If these input variables have anything to set the environment other than components of a naming convention or tagging, then the feature flags are probably being used. The values of the input variables are another debatable concept for testing. If you want proper testing, the SKUs and resource allocations would ideally be the same. If the application is multi-tiered and scaled horizontally, then it would be great to know that it can scale to five nodes if production is expected to scale to five nodes. This does raise some challenges, however. It is likely that paying for production to operate 24×7 in Staging is not desirable. One option would be to deploy like Production, complete the testing, and then fall back to lower cost SKUs and scale down.

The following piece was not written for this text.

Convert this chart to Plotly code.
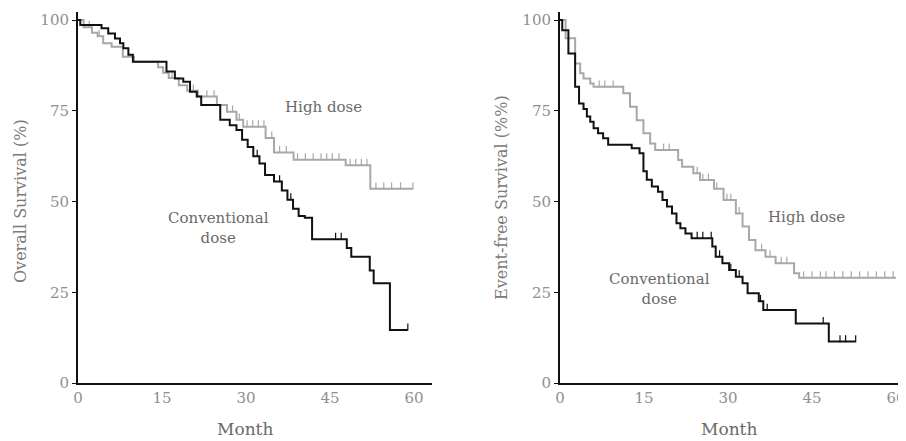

Another option would be to have yet another environment. Perhaps a Testing environment is for the steady state “like production” but cheaper so any issues can be reproduced there, but then Staging is identical to Production and destroyed after sufficient testing.

Terraform Cloud Workspaces

Workspaces in Terraform Cloud can contribute to this by managing the multiple states for each environment. This is a great practice.

There is a feature that does allow executions to only run if a change happens within a certain subdirectory of a repository; this supports an anti-pattern. Just because the feature exists does not mean it is a good practice to use it. I am sure that Hashicorp implemented it because many customers requested something like this to address some of the issues related to monorepos. The better solution is to eliminate the monorepos.